Oтец Илиа avait une fille, brune aux yeux bleu profond, dont la grâce égalait la beauté. J’ai conservé dans ma mémoire une merveilleuse image d’elle bien que je l’aie à peine connue : un soir que je poussais la porte de la maison de Batioushka, elle apparut, et le sourire aux lèvres, un port de tête princier, elle esquissa quelques pas de danse d’une grâce infinie pour disparaître presque aussitôt… Tania était sortie à cette époque, pour le plus grand bonheur de sa famille, de l’hôpital où elle avait du être internée après un séjour éprouvant en Israël. J'ai connu, en tant que père quelque chose de semblable qui nous rapprochait Père Elie et moi. Hélas ce bonheur fut de courte durée mais j’aime à penser que malgré les terribles et tragiques circonstances de sa disparition au retour en Russie, elle est partie un peu comme elle s’était envolée après que je l’ai entraperçue : avec la même grâce. Gosha m’a envoyé de belles photos qu’il a faites, parmi lesquelles cette émouvante photo de sa tombe près de celle de son père. Puisse le Seigneur infiniment miséricordieux avoir enfin accordé le repos aux âmes de ces deux réels martyrs !
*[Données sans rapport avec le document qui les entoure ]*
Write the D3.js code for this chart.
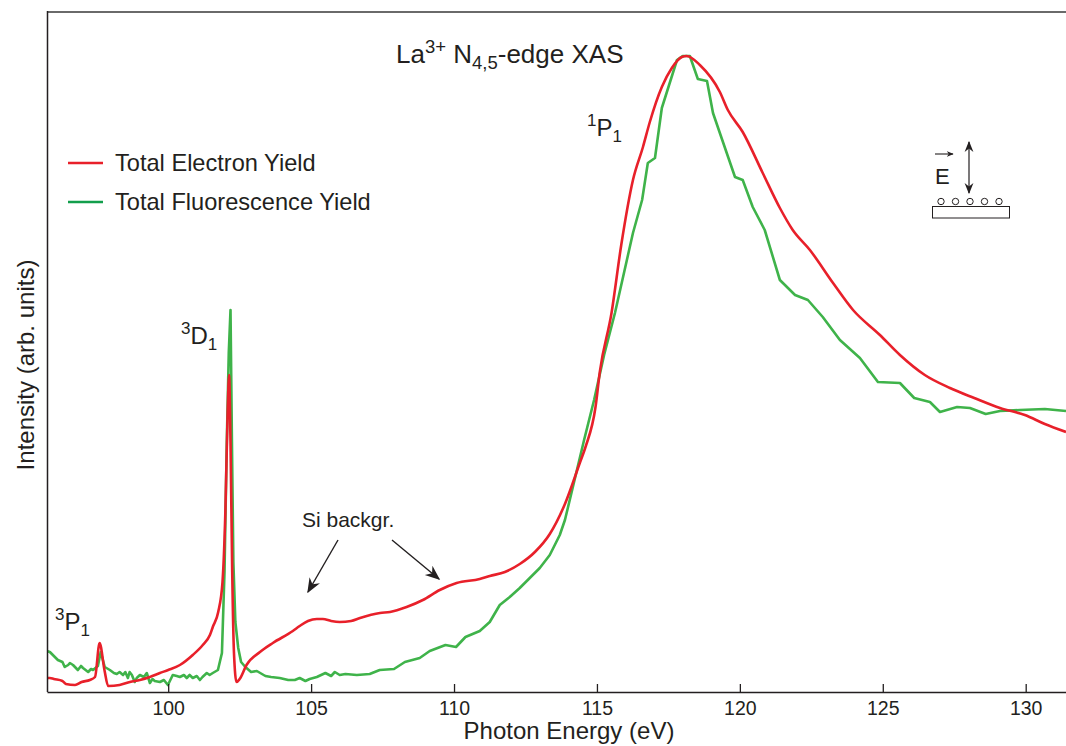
<!DOCTYPE html>
<html>
<head>
<meta charset="utf-8">
<script src="https://cdn.jsdelivr.net/npm/d3@7"></script>
<style>
  html, body { margin: 0; padding: 0; background: #fff; }
  svg { display: block; font-family: "Liberation Sans", Arial, Helvetica, sans-serif; }
  text { fill: #231f20; }
</style>
</head>
<body>
<svg id="chart" width="1066" height="746"></svg>
<script>
// La3+ N4,5-edge XAS: total electron yield vs total fluorescence yield (arb. units)

const teyEnergy = [95.76, 95.86, 96.0, 96.3, 96.42, 96.74, 96.97, 97.26, 97.44, 97.6, 97.77, 97.9, 98.3, 98.66, 99.01, 99.36, 99.71, 100.0, 100.41, 100.86, 101.21, 101.46, 101.56, 101.75, 101.9, 102.0, 102.08, 102.13, 102.18, 102.24, 102.3, 102.39, 102.5, 102.74, 103.21, 103.66, 104.36, 104.6, 104.89, 105.2, 105.41, 105.7, 106.0, 106.4, 106.71, 107.41, 107.76, 108.34, 108.91, 109.5, 110.09, 110.9, 111.25, 111.78, 112.3, 112.83, 113.35, 113.88, 114.4, 114.6, 114.95, 115.1, 115.51, 115.85, 116.26, 116.61, 116.85, 117.27, 117.62, 117.97, 118.14, 118.6, 119.3, 119.58, 120.1, 120.8, 121.4, 121.85, 122.45, 123.26, 123.96, 124.9, 125.6, 126.47, 127.35, 128.2, 129.1, 129.97, 130.67, 131.41];
const teyIntensity = [14, 14, 13, 11, 8, 7, 10, 12, 15, 49, 22, 6, 7, 10, 12, 15, 19, 22, 27, 37, 47, 57, 65, 80, 110, 180, 280, 317, 250, 120, 40, 10, 13, 27, 40, 49, 61, 66, 71, 73, 73, 71, 70, 71, 74, 79, 80, 85, 92, 102, 109, 113, 116, 120, 128, 140, 158, 188, 229, 245, 285, 320, 379, 447, 512, 545, 570, 605, 624, 635, 636, 627, 600, 582, 560, 519, 484, 462, 442, 409, 382, 357, 337, 317, 304, 294, 284, 277, 268, 260];

const tfyEnergy = [95.76, 95.86, 96.0, 96.14, 96.3, 96.38, 96.5, 96.56, 96.67, 96.84, 96.95, 97.02, 97.2, 97.3, 97.37, 97.54, 97.64, 97.78, 97.96, 98.1, 98.2, 98.3, 98.42, 98.5, 98.59, 98.65, 98.73, 98.83, 98.9, 99.01, 99.15, 99.25, 99.36, 99.45, 99.53, 99.71, 99.85, 99.99, 100.16, 100.3, 100.41, 100.55, 100.65, 100.75, 100.86, 101.0, 101.11, 101.2, 101.35, 101.45, 101.56, 101.74, 101.88, 101.97, 102.05, 102.12, 102.18, 102.23, 102.28, 102.35, 102.45, 102.55, 102.7, 102.9, 103.1, 103.4, 103.6, 103.9, 104.2, 104.43, 104.6, 104.8, 104.95, 105.2, 105.5, 105.7, 105.83, 106.0, 106.2, 106.6, 107.05, 107.4, 107.9, 108.28, 108.8, 109.15, 109.7, 110.07, 110.4, 110.9, 111.25, 111.6, 111.95, 112.3, 112.65, 113.0, 113.35, 113.7, 113.88, 114.2, 114.55, 114.9, 115.25, 115.63, 116.26, 116.58, 116.78, 117.03, 117.27, 117.8, 118.0, 118.25, 118.53, 118.85, 119.06, 119.3, 119.83, 120.1, 120.45, 120.87, 121.4, 121.93, 122.38, 122.9, 123.5, 124.2, 124.83, 125.6, 126.1, 126.65, 127.0, 127.6, 128.05, 128.6, 129.1, 129.8, 130.67, 131.41];
const tfyIntensity = [41, 40, 36, 32, 30, 25, 27, 29, 27, 22, 26, 24, 20, 23, 22, 26, 40, 25, 22, 19, 18, 20, 17, 20, 14, 20, 17, 10, 14, 17, 15, 19, 9, 13, 11, 10, 12, 7, 17, 16, 15, 17, 14, 17, 14, 16, 12, 15, 19, 17, 19, 22, 39, 120, 250, 340, 382, 250, 130, 70, 44, 30, 25, 20, 21, 16, 15, 14, 12, 12, 14, 11, 13, 15, 19, 16, 20, 17, 18, 17, 18, 22, 23, 30, 34, 41, 47, 45, 55, 61, 70, 87, 95, 104, 114, 124, 137, 157, 172, 210, 252, 292, 337, 379, 459, 492, 529, 534, 584, 632, 636, 636, 613, 611, 579, 559, 515, 512, 485, 462, 412, 397, 392, 375, 352, 334, 310, 309, 294, 290, 280, 285, 284, 278, 281, 282, 283, 281];

const xTicks = [100, 105, 110, 115, 120, 125, 130];
const seriesNames = ["Total Electron Yield", "Total Fluorescence Yield"];
const seriesColors = ["#e8202a", "#3fb34a"];
const legendColors = ["#e8202a", "#129e4c"];

const svg = d3.select("#chart");
const plot = { left: 47, right: 1066, top: 12, bottom: 692 };

const x = d3.scaleLinear().domain([95.76, 131.41]).range([plot.left, plot.right]);
const y = d3.scaleLinear().domain([0, 680]).range([plot.bottom, plot.top]);

const defs = svg.append("defs");
defs.append("clipPath").attr("id", "plot-clip")
  .append("rect")
  .attr("x", plot.left).attr("y", plot.top)
  .attr("width", plot.right - plot.left).attr("height", plot.bottom - plot.top);

function arrowMarker(id, size, orient) {
  defs.append("marker")
    .attr("id", id).attr("viewBox", "0 0 10 10").attr("refX", 9).attr("refY", 5)
    .attr("markerWidth", size).attr("markerHeight", size).attr("markerUnits", "userSpaceOnUse")
    .attr("orient", orient)
    .append("path").attr("d", "M0,1 L10,5 L0,9 L3,5 Z").attr("fill", "#231f20");
}
arrowMarker("arrowhead", 15, "auto");
arrowMarker("smallhead", 7, "auto");
arrowMarker("dblhead", 11, "auto-start-reverse");

const tey = teyEnergy.map((e, i) => [e, teyIntensity[i]]);
const tfy = tfyEnergy.map((e, i) => [e, tfyIntensity[i]]);

const smoothLine = d3.line().x(d => x(d[0])).y(d => y(d[1])).curve(d3.curveMonotoneX);
const rawLine = d3.line().x(d => x(d[0])).y(d => y(d[1])).curve(d3.curveLinear);

const curves = svg.append("g").attr("clip-path", "url(#plot-clip)");
curves.append("path").datum(tfy)
  .attr("d", rawLine).attr("fill", "none")
  .attr("stroke", seriesColors[1]).attr("stroke-width", 2.6).attr("stroke-linejoin", "round");
curves.append("path").datum(tey)
  .attr("d", smoothLine).attr("fill", "none")
  .attr("stroke", seriesColors[0]).attr("stroke-width", 2.6).attr("stroke-linejoin", "round");

// frame: gray top edge, black left edge
svg.append("line")
  .attr("x1", plot.left).attr("x2", plot.right).attr("y1", plot.top).attr("y2", plot.top)
  .attr("stroke", "#6a6a6a").attr("stroke-width", 2);
svg.append("line")
  .attr("x1", plot.left + 0.5).attr("x2", plot.left + 0.5).attr("y1", plot.top - 1).attr("y2", plot.bottom)
  .attr("stroke", "#231f20").attr("stroke-width", 1.5);

// bottom axis with inward ticks
const xAxis = d3.axisBottom(x).tickValues(xTicks).tickFormat(d3.format("d"))
  .tickSizeInner(-8).tickSizeOuter(0).tickPadding(9);
const gx = svg.append("g").attr("transform", `translate(0,${plot.bottom})`).call(xAxis);
gx.select(".domain").attr("stroke", "#231f20").attr("stroke-width", 1.5);
gx.selectAll(".tick line").attr("stroke", "#231f20").attr("stroke-width", 1.3);
gx.selectAll(".tick text").attr("font-size", 19.5).attr("font-family", null).style("fill", "#231f20");

svg.append("text")
  .attr("x", 569).attr("y", 739).attr("text-anchor", "middle")
  .attr("font-size", 24).text("Photon Energy (eV)");

svg.append("text")
  .attr("transform", "translate(34,365) rotate(-90)")
  .attr("text-anchor", "middle").attr("font-size", 24)
  .text("Intensity (arb. units)");

// title
const title = svg.append("text").attr("x", 396).attr("y", 63).attr("font-size", 26);
title.append("tspan").text("La");
title.append("tspan").attr("dy", -10).attr("font-size", 18.5).text("3+");
title.append("tspan").attr("dy", 10).text(" N");
title.append("tspan").attr("dy", 6).attr("font-size", 18.5).text("4,5");
title.append("tspan").attr("dy", -6).text("-edge XAS");

// legend
seriesNames.forEach((name, i) => {
  const ly = 163 + i * 39;
  svg.append("line")
    .attr("x1", 68).attr("x2", 103).attr("y1", ly).attr("y2", ly)
    .attr("stroke", legendColors[i]).attr("stroke-width", 2.6);
  svg.append("text").attr("x", 115).attr("y", ly + 8).attr("font-size", 23.6).text(name);
});

// term labels
function termLabel(px, py, sup, main, sub) {
  const t = svg.append("text").attr("x", px).attr("y", py).attr("font-size", 24);
  t.append("tspan").attr("dy", -10).attr("font-size", 17).text(sup);
  t.append("tspan").attr("dy", 10).text(main);
  t.append("tspan").attr("dy", 6).attr("font-size", 17).text(sub);
}
termLabel(55, 630, "3", "P", "1");
termLabel(181, 344, "3", "D", "1");
termLabel(587, 136, "1", "P", "1");

// Si background annotation with arrows
svg.append("text").attr("x", 302).attr("y", 527).attr("font-size", 21).text("Si backgr.");
svg.append("line").attr("x1", 338).attr("y1", 540).attr("x2", 308).attr("y2", 592)
  .attr("stroke", "#231f20").attr("stroke-width", 1.4).attr("marker-end", "url(#arrowhead)");
svg.append("line").attr("x1", 392).attr("y1", 540).attr("x2", 439).attr("y2", 579)
  .attr("stroke", "#231f20").attr("stroke-width", 1.4).attr("marker-end", "url(#arrowhead)");

// polarization geometry sketch
const inset = svg.append("g");
inset.append("text").attr("x", 935).attr("y", 184).attr("font-size", 22).text("E");
inset.append("line").attr("x1", 935).attr("y1", 154).attr("x2", 953).attr("y2", 154)
  .attr("stroke", "#231f20").attr("stroke-width", 1.1).attr("marker-end", "url(#smallhead)");
inset.append("line").attr("x1", 969).attr("y1", 142).attr("x2", 969).attr("y2", 193)
  .attr("stroke", "#231f20").attr("stroke-width", 1.2)
  .attr("marker-start", "url(#dblhead)").attr("marker-end", "url(#dblhead)");
[941, 955.5, 970, 984.5, 999].forEach(cx => {
  inset.append("circle").attr("cx", cx).attr("cy", 201.5).attr("r", 3.2)
    .attr("fill", "#fff").attr("stroke", "#231f20").attr("stroke-width", 1);
});
inset.append("rect").attr("x", 932.5).attr("y", 206.5).attr("width", 77).attr("height", 11.5)
  .attr("fill", "#fff").attr("stroke", "#231f20").attr("stroke-width", 1);
</script>
</body>
</html>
Pannychide sur les tombes de Oтец Илиа et de sa fille
(photos de Гоша Острецов)
Commentaires
Y a t il des traces (homélies, photos, son) de son passage à Ste Geneviève ?
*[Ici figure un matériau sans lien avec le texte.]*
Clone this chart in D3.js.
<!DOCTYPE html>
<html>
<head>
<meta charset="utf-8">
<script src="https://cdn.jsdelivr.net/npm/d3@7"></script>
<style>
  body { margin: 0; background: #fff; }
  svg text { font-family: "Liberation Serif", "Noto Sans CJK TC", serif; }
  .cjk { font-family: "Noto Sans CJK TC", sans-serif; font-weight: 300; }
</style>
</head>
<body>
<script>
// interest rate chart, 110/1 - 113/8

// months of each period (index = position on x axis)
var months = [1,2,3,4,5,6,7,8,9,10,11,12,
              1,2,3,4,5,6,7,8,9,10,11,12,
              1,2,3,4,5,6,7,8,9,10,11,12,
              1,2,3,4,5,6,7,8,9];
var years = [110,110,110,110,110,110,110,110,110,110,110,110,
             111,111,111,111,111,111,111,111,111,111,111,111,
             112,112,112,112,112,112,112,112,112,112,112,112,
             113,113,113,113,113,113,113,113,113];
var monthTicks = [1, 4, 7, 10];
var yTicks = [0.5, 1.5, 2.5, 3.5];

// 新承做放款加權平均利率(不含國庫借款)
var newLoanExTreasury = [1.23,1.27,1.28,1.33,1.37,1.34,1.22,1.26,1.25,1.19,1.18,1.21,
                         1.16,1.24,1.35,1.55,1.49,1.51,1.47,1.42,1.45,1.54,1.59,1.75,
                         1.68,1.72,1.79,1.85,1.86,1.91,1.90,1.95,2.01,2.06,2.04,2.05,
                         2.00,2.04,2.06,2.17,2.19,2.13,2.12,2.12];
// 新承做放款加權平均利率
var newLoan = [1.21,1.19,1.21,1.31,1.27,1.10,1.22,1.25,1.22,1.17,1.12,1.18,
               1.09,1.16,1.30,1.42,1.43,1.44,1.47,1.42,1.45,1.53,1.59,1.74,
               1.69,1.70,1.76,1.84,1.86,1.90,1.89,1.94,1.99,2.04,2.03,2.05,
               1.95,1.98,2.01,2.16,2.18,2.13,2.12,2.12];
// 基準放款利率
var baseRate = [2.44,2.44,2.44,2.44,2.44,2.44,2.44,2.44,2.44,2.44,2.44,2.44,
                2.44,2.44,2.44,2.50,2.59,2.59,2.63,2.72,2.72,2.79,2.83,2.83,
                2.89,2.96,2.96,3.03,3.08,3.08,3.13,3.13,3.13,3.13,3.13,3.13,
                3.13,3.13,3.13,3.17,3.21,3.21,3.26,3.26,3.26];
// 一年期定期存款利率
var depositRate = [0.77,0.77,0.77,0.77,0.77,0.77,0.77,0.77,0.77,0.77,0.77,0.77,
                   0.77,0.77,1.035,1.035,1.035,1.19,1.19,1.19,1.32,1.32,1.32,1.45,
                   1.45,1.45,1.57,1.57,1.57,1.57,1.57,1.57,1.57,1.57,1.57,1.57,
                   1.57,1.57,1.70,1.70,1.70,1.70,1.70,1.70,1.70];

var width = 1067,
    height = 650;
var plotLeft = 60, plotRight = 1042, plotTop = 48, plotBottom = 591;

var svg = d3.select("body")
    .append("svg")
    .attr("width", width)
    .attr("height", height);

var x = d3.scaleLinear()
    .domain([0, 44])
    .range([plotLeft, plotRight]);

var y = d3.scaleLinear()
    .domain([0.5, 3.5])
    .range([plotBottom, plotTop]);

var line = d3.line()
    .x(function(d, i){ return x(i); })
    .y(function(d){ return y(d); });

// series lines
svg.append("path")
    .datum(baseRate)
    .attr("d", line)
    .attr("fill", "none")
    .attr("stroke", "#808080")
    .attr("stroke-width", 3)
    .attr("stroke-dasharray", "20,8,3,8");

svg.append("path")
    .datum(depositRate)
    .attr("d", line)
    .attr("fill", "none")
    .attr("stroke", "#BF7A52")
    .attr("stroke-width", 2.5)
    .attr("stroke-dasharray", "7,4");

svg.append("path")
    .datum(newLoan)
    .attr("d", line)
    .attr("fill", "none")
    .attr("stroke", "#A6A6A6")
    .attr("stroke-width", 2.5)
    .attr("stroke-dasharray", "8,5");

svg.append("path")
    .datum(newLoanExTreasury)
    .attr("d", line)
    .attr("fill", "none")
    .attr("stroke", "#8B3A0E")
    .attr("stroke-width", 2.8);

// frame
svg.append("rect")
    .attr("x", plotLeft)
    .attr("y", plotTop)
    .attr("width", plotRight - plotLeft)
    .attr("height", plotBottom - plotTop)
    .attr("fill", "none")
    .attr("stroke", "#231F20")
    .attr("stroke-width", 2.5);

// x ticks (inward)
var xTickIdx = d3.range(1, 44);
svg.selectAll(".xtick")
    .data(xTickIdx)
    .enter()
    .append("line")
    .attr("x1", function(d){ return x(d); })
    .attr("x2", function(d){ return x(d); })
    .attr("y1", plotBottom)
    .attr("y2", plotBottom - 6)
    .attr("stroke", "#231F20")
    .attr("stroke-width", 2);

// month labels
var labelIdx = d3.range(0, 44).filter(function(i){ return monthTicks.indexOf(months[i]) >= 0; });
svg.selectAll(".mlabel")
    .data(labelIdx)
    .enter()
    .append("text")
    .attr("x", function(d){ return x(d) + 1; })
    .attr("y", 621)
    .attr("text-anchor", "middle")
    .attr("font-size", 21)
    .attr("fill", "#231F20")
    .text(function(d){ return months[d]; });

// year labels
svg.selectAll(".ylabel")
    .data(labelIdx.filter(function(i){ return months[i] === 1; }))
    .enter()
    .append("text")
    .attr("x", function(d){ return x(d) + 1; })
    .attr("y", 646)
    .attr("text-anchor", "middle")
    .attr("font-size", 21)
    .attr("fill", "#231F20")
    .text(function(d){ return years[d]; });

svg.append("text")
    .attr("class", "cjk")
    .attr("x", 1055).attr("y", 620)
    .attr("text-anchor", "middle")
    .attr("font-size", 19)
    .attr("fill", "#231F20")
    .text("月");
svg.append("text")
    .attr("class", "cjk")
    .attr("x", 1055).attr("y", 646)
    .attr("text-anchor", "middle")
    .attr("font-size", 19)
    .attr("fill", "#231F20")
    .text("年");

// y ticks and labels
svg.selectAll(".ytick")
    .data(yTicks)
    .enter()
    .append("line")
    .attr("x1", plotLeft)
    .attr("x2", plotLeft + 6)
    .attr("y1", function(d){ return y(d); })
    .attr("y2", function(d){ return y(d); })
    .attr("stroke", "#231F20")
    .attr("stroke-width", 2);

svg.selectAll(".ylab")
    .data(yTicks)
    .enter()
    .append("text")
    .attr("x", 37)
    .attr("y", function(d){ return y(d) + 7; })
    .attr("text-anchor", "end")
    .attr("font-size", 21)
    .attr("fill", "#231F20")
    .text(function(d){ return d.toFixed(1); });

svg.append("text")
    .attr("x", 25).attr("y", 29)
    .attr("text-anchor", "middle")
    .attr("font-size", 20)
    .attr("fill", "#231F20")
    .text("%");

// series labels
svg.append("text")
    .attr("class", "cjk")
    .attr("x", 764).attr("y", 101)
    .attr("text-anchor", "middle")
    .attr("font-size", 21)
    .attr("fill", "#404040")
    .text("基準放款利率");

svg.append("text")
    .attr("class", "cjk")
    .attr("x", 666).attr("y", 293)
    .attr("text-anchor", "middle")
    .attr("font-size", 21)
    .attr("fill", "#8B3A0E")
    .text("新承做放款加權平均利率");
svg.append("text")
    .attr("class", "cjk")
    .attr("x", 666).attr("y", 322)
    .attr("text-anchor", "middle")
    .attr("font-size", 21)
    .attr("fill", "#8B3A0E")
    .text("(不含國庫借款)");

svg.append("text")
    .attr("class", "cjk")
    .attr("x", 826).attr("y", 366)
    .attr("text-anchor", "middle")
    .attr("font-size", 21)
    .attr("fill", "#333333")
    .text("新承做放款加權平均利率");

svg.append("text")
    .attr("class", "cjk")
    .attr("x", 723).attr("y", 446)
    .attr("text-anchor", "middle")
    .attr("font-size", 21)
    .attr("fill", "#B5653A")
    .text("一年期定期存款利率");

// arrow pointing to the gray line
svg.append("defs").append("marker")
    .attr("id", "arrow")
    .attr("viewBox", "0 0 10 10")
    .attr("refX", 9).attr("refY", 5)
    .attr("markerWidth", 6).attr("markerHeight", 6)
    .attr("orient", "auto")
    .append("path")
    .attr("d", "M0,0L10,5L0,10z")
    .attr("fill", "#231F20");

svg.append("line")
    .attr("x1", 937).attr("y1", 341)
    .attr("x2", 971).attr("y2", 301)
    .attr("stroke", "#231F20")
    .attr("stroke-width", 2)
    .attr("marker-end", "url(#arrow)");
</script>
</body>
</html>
Hypodiacre Alexis Tchertkoff
tchertkoffalexis@yahoo.fr
J'ai été ému que vous vous intéressiez à Père Elie. J'ai en effet quelques photos, textes et enregistrements mais dans quels cartons ? Depuis mon départ en effet j'ai fait de nombreux déménagements... mais votre intérêt m'incitera à faire des recherches sans doute plus tôt que celles que j'avais prévues de toute façon et je les mettrai en ligne dès que j'aurai trouvé
Bonne fête de la Nativité de la Vierge !
Je reviens vers vous au sujet de père Elie, car nous allons fêter les 70 ans de la fondation de l'église de la Dormition en octobre 2009, et je commence à rassembler des documents concernant tout les clercs qui sont passés à Ste Geneviève en vue d'une exposition ; aussi si aviez le temps de consulter vos archives au sujet de père Elie ou peut-être d'autres prêtres de Ste Geneviève des Bois, vous pourriez peut-être contribuer à ce jubilé. Cela serait formidable.
Par avance merci !
Cordialement,
Alexis tchertkoff
Cela demande du temps et dès que j'en aurai, je ferai tout cela avec grand plaisir.